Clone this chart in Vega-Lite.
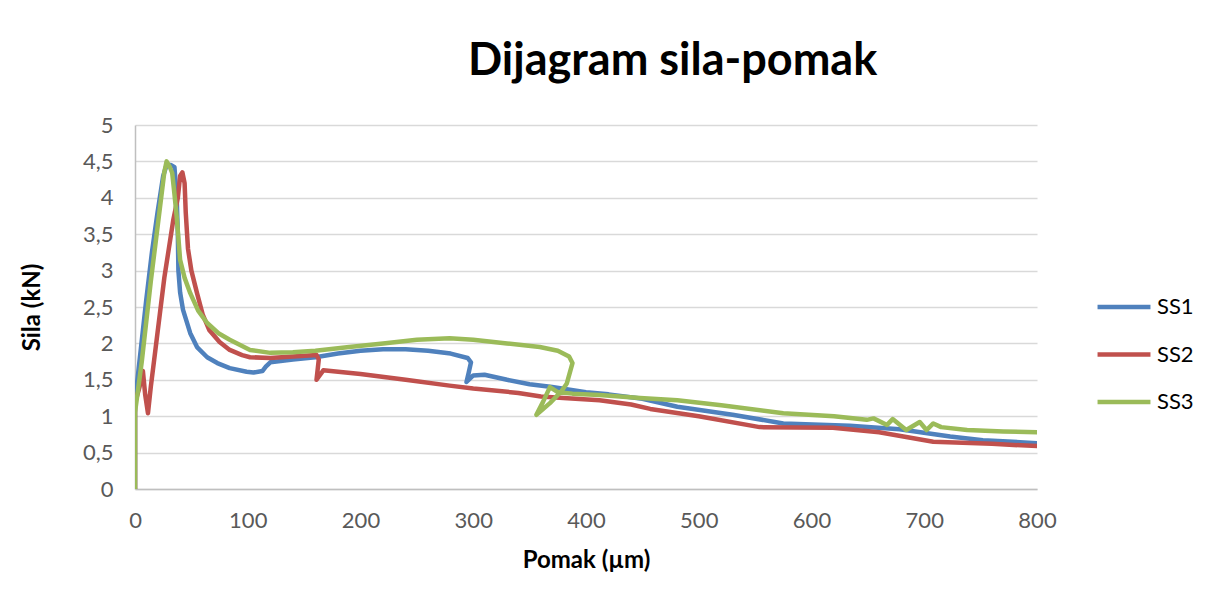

********************

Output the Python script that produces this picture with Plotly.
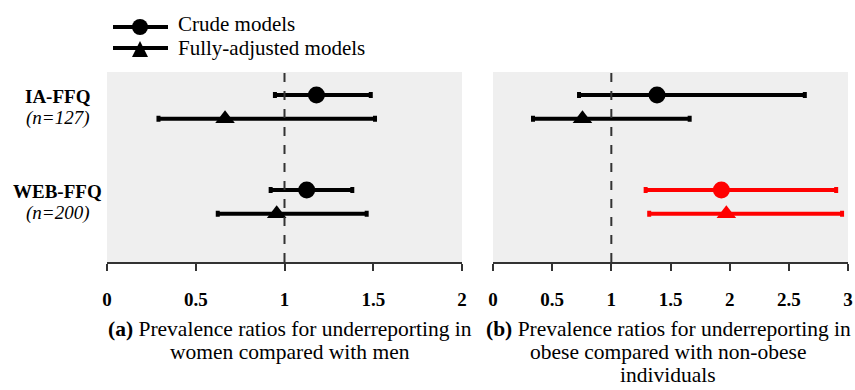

********************

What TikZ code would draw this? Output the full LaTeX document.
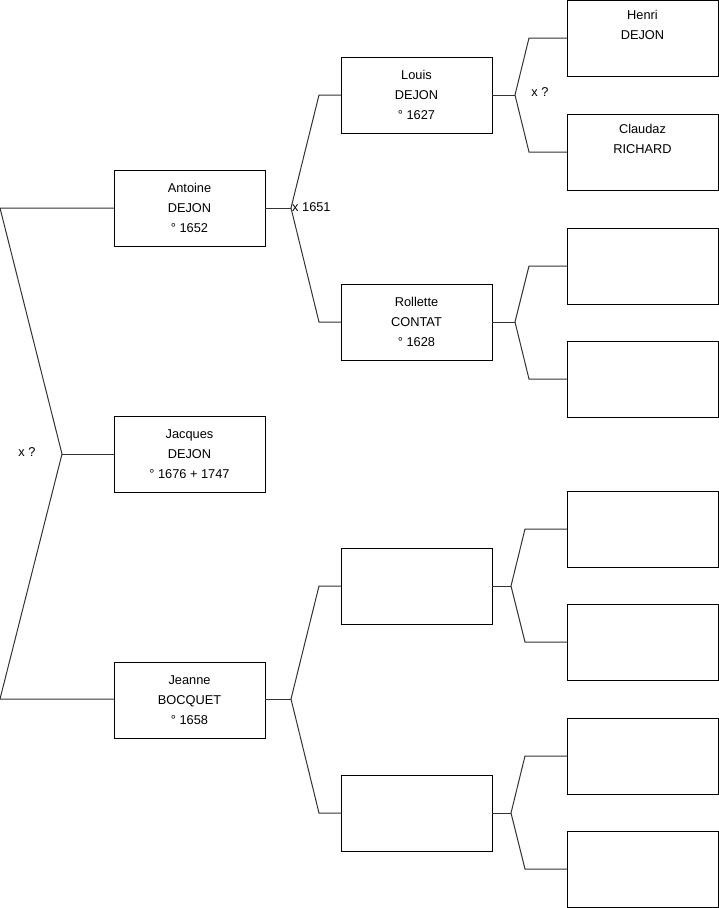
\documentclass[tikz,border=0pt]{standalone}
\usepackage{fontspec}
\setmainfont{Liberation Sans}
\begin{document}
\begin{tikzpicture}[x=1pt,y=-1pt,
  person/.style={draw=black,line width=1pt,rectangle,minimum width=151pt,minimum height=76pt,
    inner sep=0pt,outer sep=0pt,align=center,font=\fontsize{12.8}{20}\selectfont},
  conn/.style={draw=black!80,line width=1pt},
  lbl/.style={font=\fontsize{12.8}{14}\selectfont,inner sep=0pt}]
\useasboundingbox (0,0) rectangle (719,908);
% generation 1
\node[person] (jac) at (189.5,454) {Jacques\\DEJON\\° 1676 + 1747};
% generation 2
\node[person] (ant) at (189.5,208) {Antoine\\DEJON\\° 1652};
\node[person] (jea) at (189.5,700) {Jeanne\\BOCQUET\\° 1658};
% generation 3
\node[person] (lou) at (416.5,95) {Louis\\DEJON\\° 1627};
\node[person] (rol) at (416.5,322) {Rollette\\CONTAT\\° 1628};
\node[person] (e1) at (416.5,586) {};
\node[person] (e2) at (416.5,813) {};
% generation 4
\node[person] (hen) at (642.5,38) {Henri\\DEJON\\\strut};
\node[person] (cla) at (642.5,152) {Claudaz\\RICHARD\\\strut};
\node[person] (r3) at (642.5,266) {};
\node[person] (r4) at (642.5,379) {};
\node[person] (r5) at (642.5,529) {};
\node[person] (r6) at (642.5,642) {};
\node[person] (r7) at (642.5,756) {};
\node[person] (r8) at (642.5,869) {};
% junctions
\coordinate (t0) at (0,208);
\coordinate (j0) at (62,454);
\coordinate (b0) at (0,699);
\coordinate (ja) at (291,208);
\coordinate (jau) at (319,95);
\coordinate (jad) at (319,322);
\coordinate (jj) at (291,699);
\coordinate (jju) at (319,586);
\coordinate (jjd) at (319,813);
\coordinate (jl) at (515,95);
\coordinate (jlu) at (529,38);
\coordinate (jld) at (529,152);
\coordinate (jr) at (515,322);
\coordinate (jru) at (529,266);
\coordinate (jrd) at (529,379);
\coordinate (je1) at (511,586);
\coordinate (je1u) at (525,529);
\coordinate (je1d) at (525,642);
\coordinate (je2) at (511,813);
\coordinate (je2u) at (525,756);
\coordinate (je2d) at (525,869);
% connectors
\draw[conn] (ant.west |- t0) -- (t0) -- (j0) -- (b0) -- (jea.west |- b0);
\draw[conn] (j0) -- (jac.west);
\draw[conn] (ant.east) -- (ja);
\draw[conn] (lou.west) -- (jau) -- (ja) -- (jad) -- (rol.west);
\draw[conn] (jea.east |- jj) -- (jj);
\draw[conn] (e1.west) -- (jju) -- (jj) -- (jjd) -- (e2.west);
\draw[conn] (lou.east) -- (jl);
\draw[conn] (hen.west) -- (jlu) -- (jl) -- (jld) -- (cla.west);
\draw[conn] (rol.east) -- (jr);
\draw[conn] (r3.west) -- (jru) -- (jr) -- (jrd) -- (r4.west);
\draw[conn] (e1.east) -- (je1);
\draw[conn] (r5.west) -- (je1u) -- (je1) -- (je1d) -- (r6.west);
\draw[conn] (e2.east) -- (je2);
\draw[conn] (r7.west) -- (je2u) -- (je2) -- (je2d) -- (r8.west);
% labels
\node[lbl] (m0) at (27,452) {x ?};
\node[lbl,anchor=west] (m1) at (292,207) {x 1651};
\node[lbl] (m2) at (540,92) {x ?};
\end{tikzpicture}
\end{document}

********************

• **TASK INSTRUCTIONS**
Indicate how many lines of the material include the word "this"; the number alone is required.

• **REPLY**
3